Hibernate Generated Query

select
    getrequest0_.ID as ID24_,
    getrequest0_.TIME as START3_24_,
    getrequest0_.STAT as STATUS24_,
    getrequest0_.SUM as SUMMARY24_,
    getrequest0_.OUTNAME as OUTPUT7_24_,
    getrequest0_.INPNAME as INPUT8_24_,
    getrequest0_.REQUEST_DATE as requestT9_24_,
    getrequest0_.PARENT_ID as PARENT10_24_,
    getrequest0_.INTER_TYPE as INTERPO60_24_,
    getrequest0_.OPEN_INT as OPEN61_24_,
    getrequest0_.SOURCE_TYPE as SOURCE62_24_,
    getrequest0_.TARGET_TYPE as TARGET20_24_,
    getrequest0_.SOURCE as SOURCE14_24_,
    getrequest0_.COPY_DATA as COPY16_24_,
    getrequest0_.CURVE as GENERATE63_24_,
    getrequest0_.TITLE as TITLE24_,
    getrequest0_.TIME_ID as TIMESERIES12_24_,
    getrequest0_.TASK_NAME as TASK51_24_ 
from
    REQUEST getrequest0_ 
where
    getrequest0_.KIND='csv' 
order by
    getrequest0_.ID desc

Here is the Explain Plan for the query:


 | id | select_type | table        | type | possible_keys  | key        | key_len | ref          |  rows    | filtered | Extra       | 
 |  1 | SIMPLE      | getrequest0_ | ref  | TR_KIND_ID     | TR_KIND_ID | 6       | const        | 1703018  |   100.00 | Using where |

Additional information: Query run time with and without order by clause on 50 records limit


If i run query with order clause then query takes 0.0012s with setting LIMIT 50 and without order clause, same query takes 0.0032s with same LIMIT 50.


Also how can we find if:

  1. Particular HQL Query is hitting database and not cache or getting information from session?
  2. Is it true that HQL Query will always go and hit database to get result out and Criteria would go and hit session or cache and get results from it?
  3. Also in my below mentioned query:

    a) Query q = session.createQuery("from RequestDao r order by r.id desc");
    b) q.setFirstResult(0);
    c) q.setMaxResults(50);
    

at a, is it true that we get result from database and store it in memory or where if not and at this time we have 3 million results in result set and then at b and c we set offset value and limit so on page we would only see 50 results so now where are remaining 3 million records and on our second call to this query do we again go and hit database and get 3 million records and put them in memory and then at c again we set 50 records and go on an on.
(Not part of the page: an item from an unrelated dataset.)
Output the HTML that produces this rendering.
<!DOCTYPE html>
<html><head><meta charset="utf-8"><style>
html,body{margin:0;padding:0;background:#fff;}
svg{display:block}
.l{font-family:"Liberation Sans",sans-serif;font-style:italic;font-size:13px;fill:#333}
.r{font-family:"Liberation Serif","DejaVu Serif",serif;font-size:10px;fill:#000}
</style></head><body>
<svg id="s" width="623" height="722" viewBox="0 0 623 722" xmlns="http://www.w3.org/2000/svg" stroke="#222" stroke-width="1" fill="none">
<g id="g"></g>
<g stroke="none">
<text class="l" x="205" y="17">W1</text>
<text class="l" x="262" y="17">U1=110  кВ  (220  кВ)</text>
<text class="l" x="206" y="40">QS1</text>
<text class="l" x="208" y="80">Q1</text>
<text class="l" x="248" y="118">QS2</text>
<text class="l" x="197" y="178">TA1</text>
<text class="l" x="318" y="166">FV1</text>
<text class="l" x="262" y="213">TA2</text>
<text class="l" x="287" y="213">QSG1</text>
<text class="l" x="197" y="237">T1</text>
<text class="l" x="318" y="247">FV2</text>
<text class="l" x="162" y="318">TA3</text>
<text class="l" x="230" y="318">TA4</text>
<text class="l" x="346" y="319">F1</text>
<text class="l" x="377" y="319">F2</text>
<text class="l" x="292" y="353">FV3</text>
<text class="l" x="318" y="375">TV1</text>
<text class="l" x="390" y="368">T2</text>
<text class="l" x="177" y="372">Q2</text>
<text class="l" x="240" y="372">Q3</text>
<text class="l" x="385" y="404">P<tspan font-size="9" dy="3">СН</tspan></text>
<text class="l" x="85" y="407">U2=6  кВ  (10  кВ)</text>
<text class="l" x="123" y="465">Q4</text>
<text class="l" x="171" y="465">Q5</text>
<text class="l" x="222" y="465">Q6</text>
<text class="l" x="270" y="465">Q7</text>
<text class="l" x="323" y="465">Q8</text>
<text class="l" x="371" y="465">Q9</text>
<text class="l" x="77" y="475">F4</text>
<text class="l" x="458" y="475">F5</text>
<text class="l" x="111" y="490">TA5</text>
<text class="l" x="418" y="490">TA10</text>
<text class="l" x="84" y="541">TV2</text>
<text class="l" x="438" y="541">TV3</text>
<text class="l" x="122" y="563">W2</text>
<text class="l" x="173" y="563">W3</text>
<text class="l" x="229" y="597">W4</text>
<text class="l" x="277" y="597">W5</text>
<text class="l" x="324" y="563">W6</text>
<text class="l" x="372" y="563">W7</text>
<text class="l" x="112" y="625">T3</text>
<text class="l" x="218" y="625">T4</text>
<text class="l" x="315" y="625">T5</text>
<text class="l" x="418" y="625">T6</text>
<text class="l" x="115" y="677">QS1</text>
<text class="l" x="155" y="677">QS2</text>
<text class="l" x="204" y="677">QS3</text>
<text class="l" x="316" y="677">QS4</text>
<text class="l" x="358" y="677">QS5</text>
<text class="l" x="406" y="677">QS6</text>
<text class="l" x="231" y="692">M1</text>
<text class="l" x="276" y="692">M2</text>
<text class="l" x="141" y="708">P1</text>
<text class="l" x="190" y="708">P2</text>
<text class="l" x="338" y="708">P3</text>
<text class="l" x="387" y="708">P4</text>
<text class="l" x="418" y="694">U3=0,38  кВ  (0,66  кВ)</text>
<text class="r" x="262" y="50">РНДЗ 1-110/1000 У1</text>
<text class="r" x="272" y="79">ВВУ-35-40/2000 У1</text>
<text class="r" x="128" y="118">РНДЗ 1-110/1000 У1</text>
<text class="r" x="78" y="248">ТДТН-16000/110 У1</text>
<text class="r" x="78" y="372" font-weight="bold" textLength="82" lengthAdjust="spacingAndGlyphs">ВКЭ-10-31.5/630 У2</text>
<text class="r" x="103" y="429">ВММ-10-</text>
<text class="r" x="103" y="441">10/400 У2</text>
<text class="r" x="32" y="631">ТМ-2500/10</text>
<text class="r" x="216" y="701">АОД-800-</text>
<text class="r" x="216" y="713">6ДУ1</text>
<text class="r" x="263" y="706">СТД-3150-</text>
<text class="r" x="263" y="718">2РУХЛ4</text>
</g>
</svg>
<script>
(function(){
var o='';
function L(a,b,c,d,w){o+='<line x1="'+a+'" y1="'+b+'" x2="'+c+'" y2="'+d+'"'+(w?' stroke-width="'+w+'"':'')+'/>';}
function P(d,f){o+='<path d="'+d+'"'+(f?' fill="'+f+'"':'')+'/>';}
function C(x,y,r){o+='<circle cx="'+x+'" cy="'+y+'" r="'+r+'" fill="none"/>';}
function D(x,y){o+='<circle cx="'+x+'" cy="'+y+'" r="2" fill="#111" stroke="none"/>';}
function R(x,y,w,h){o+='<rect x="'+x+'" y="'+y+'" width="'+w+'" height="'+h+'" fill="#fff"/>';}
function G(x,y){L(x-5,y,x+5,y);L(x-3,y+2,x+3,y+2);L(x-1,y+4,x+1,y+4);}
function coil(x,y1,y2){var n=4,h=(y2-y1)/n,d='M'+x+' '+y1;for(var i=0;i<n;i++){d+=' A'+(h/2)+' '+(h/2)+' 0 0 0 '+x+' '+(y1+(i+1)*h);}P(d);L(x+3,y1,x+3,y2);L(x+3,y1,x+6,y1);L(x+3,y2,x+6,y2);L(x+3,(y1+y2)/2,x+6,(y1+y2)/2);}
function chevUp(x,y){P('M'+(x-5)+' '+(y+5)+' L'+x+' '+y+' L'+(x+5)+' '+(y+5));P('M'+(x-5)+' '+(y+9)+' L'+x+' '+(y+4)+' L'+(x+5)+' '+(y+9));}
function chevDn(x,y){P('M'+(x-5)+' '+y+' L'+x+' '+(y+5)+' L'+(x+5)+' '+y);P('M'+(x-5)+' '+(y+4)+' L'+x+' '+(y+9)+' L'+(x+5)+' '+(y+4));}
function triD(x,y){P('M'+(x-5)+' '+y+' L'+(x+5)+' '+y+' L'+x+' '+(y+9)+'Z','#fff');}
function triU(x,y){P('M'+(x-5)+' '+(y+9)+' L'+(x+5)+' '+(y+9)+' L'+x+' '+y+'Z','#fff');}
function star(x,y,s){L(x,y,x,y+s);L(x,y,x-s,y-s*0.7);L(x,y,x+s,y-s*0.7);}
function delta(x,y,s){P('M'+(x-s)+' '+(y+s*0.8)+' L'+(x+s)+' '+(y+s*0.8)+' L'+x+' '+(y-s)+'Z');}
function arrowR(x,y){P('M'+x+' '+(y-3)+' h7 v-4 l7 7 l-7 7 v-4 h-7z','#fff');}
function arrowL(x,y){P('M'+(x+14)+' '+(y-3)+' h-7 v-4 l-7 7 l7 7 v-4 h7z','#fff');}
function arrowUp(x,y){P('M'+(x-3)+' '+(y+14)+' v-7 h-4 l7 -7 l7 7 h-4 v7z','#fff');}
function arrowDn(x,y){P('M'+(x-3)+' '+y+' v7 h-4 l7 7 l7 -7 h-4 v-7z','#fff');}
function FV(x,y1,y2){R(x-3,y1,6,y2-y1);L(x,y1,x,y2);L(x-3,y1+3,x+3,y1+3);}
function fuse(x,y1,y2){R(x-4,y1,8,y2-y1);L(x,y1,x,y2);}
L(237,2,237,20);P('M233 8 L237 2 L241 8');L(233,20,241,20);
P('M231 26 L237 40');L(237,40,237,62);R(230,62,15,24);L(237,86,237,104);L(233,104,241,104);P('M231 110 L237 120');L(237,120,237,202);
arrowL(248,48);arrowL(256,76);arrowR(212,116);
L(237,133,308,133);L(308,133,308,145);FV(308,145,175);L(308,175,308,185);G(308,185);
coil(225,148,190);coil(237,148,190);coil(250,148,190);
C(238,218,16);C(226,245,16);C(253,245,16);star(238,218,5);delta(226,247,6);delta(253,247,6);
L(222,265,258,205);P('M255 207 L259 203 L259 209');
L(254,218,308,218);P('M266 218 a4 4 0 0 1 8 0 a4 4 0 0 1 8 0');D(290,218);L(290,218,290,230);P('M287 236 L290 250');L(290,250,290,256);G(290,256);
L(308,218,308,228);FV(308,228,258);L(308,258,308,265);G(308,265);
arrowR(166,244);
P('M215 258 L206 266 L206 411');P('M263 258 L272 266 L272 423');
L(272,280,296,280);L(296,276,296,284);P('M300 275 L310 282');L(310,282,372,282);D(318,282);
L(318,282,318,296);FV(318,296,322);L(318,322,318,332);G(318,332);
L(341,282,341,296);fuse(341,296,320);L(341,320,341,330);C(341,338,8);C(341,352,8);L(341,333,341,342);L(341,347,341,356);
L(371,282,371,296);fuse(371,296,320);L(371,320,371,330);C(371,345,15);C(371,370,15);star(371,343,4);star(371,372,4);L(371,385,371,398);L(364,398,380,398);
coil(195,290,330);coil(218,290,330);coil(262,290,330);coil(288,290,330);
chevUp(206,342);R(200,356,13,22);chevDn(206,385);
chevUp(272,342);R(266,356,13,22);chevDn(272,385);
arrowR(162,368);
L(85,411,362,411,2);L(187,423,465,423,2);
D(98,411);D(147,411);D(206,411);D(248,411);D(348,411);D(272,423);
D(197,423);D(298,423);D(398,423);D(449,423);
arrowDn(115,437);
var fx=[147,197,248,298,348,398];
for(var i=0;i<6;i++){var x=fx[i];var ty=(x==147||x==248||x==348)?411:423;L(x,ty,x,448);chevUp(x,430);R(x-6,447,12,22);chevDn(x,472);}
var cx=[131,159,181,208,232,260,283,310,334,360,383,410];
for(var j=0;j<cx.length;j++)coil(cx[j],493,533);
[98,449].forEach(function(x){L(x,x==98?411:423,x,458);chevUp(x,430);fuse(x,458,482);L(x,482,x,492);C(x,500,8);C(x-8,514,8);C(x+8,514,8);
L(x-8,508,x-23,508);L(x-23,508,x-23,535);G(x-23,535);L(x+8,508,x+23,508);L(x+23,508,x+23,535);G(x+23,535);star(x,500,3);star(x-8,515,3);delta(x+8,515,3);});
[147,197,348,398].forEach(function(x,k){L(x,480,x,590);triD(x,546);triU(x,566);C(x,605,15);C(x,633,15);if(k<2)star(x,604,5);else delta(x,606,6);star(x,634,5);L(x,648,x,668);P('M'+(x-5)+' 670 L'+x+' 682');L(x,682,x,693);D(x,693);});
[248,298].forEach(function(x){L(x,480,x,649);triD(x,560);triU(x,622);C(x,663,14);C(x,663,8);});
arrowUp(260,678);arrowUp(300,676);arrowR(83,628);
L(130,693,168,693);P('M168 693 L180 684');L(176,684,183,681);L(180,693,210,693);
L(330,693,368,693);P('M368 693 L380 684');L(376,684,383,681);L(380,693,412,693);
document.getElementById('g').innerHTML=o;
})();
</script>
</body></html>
This issue is not clear to me and so would highly appreciate if someone can provide clear and detailed explanation as how this is working and what would be best solution for this problem.

Update

As it turns out, issue am having is not related to display of records on the page but i have filter on that page and on every request am getting all drop down values again from database and there are some funky things going on in there that is causing rise in page load time.

I am making multiple nested hibernate queries to database and getting results back, what would be an optimal solution for this problem?

2
this question is open as i have yet not got an answer to my questions, do add answers if you have any information.Rachel
I just edited my answer to reflect the update.Olaf

2 Answers

5
votes

Your query tells database to sort all records that satisfy the WHERE clause. It potentially may sort millions of records before returning you top 50.
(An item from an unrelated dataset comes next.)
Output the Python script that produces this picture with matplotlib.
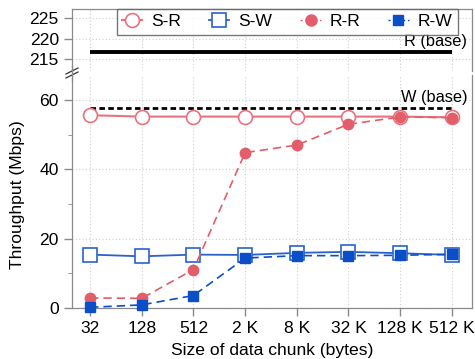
import matplotlib
matplotlib.use("Agg")
import matplotlib.pyplot as plt
from matplotlib.lines import Line2D

plt.rcParams['font.family'] = ['Liberation Sans', 'DejaVu Sans']

categories = ["32", "128", "512", "2 K", "8 K", "32 K", "128 K", "512 K"]
s_r = [55.6, 55.2, 55.2, 55.2, 55.2, 55.2, 55.2, 55.0]
s_w = [15.4, 14.9, 15.4, 15.3, 15.9, 16.2, 15.8, 15.3]
r_r = [2.9, 2.8, 11.1, 44.8, 47.0, 53.0, 55.1, 54.9]
r_w = [0.2, 0.9, 3.6, 14.4, 15.1, 15.1, 15.2, 15.5]
r_base = 216.7
w_base = 57.7

red = '#e35d6a'
red_light = '#e8727e'
blue = '#0a4fc8'
blue_light = '#2a62cc'
grid_c = '#cfcfcf'
spine_c = '#8a8a8a'
FS = 12.6

W, H = 475, 359
fig = plt.figure(figsize=(W / 100, H / 100), dpi=100)
left = 72 / W
width = (472 - 72) / W
ax_top = fig.add_axes([left, (H - 71) / H, width, (71 - 9) / H])
ax = fig.add_axes([left, (H - 308) / H, width, (308 - 75) / H])

x = list(range(len(categories)))

for a in (ax, ax_top):
    a.set_xlim(-0.35, 7.39)
    a.set_xticks(x)
    a.grid(True, linestyle=(0, (1, 2)), color=grid_c, linewidth=0.8)
    a.set_axisbelow(True)
    for s in a.spines.values():
        s.set_color(spine_c)
        s.set_linewidth(0.9)
    a.tick_params(axis='both', colors=spine_c, labelcolor='black', labelsize=FS,
                  length=6, width=1)
    a.tick_params(axis='y', which='minor', length=3, colors=spine_c)

ax_top.set_ylim(212.1, 227.2)
ax_top.set_yticks([215, 220, 225])
ax_top.spines['bottom'].set_visible(False)
ax_top.tick_params(axis='x', bottom=False, labelbottom=False)

ax.set_ylim(0, 67.2)
ax.set_yticks([0, 20, 40, 60])
ax.set_yticks([10, 30, 50], minor=True)
ax.spines['top'].set_visible(False)
ax.set_xticklabels(categories)
ax.set_xlabel('Size of data chunk (bytes)', fontsize=FS, labelpad=5)
ax.set_ylabel('Throughput (Mbps)', fontsize=FS)
ax.yaxis.set_label_coords(-0.118, 0.485)

# baselines
ax_top.plot([0, 7], [r_base, r_base], color='black', linewidth=2.8, solid_capstyle='butt')
ax_top.text(7.3, r_base + 0.8, 'R (base)', ha='right', va='bottom', fontsize=11.8)
ax.plot([0, 7], [w_base, w_base], color='black', linewidth=2, linestyle=(0, (2, 1.2)))
ax.text(7.3, w_base + 0.9, 'W (base)', ha='right', va='bottom', fontsize=11.8)

# series
ax.plot(x, s_r, color=red_light, linewidth=1.5, marker='o', markersize=10,
        markerfacecolor='white', markeredgecolor=red_light, markeredgewidth=1.2,
        label='S-R', zorder=3)
ax.plot(x, s_w, color=blue_light, linewidth=1.3, marker='s', markersize=10,
        markerfacecolor='white', markeredgecolor=blue_light, markeredgewidth=1.2,
        label='S-W', zorder=3)
ax.plot(x, r_r, color=red, linewidth=1.2, linestyle=(0, (5, 3)), marker='o',
        markersize=7.5, markerfacecolor=red, markeredgecolor=red,
        label='R-R', zorder=4)
ax.plot(x, r_w, color=blue, linewidth=1.2, linestyle=(0, (5, 3)), marker='s',
        markersize=7, markerfacecolor=blue, markeredgecolor=blue,
        label='R-W', zorder=4)

for ln in ax.get_lines():
    ln.set_clip_on(False)

# legend
handles = [
    Line2D([], [], color=red_light, linewidth=1.5, marker='o', markersize=10,
           markerfacecolor='white', markeredgecolor=red_light, markeredgewidth=1.2),
    Line2D([], [], color=blue_light, linewidth=1.3, marker='s', markersize=10,
           markerfacecolor='white', markeredgecolor=blue_light, markeredgewidth=1.2),
    Line2D([], [], color=red, linewidth=1.0, linestyle=(0, (1.5, 2)), marker='o',
           markersize=8, markerfacecolor=red, markeredgecolor=red),
    Line2D([], [], color=blue, linewidth=1.0, linestyle=(0, (1.5, 2)), marker='s',
           markersize=7.5, markerfacecolor=blue, markeredgecolor=blue),
]
leg = fig.legend(handles, ['S-R', 'S-W', 'R-R', 'R-W'], ncol=4,
                 loc='upper left', bbox_to_anchor=(117 / W, (H - 9) / H),
                 fontsize=FS, frameon=True, fancybox=False,
                 handlelength=1.15, handletextpad=0.52, columnspacing=1.6,
                 borderpad=0.3, borderaxespad=0)
leg.get_frame().set_edgecolor('#555555')
leg.get_frame().set_linewidth(1.0)

# break marks
bx = left
by = (H - 73) / H
dx = 6 / W
dy = 3 / H
for off in (-2.0 / H, 2.0 / H):
    fig.add_artist(Line2D([bx - dx, bx + dx], [by - dy + off, by + dy + off],
                          color='#333333', linewidth=0.9, transform=fig.transFigure))
fig.add_artist(Line2D([bx, bx], [by - 8 / H, by + 8 / H], color=spine_c,
                      linewidth=0.9, transform=fig.transFigure))

fig.savefig('out.png', dpi=100)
EDIT 1/26: Now that the specific questions were clarified, I'll try to respond more specifically.

  1. Every time you execute query like that, Hibernate goes to the database. Even more, it would flush all new/updated data in the session to disk. If this is your situation, this behavior might contribute to the slowness.

  2. Using Hibernate Query API usually performs quite well in most situations and is compatible with a broad variety of the database platforms. If you are really concerned about squeezing last drop of performance out of your data access layer, you can write your own native SQL query to select top 50 results. But as soon as you do that, you'll almost certainly loose database independence. So, evaluate your costs vs. benefits.

Your query run times appear to be in the single milliseconds range. This is usually as good as it gets with the relational databases that store data on disk. So you might want to evaluate whether you indeed have a performance problem.

EDIT 1/27: OK. It looks like the problem in the overall design of the page. I had been using AJAX for last 7 years or so, so I don't usually have to wait for the filtering UI controls to redraw when going through pages of a table. I guess, switching application UI frameworks is not an option in your case. You have to figure out how to optimize loading of the data for the dropdowns and such. Does this data change frequently? Can you cache it somewhere in the application? If you have to load them every time, can you get away with just getting the display strings instead of entire objects?

1
votes

If you set the first result and the maximum number of results Hibernate will only retrieve those entries from the database. If that is slow, set max results to 1 and enable SQL logging to see which associations are loaded as well.

Hibernate also supports several caches: * first level cache: will only be used during one Hibernate session which often corresponds to one transaction * second level cache: used over session/transaction boundaries, but mostly only by find by id methods * query cache: if enabled Hibernate will lookup the query results from there first. However, the query must be the same in terms of HQL and parameters so each page might be loaded from the DB once and then be cached. (For more information have a look here: http://docs.jboss.org/hibernate/core/3.5/reference/en/html/performance.html#performance-querycache)

Please note that caching requires heap memory and depending on the size of your entities caching 3 million entities might result in a huge memory hit and thus increased garbage collection which would hit performance again.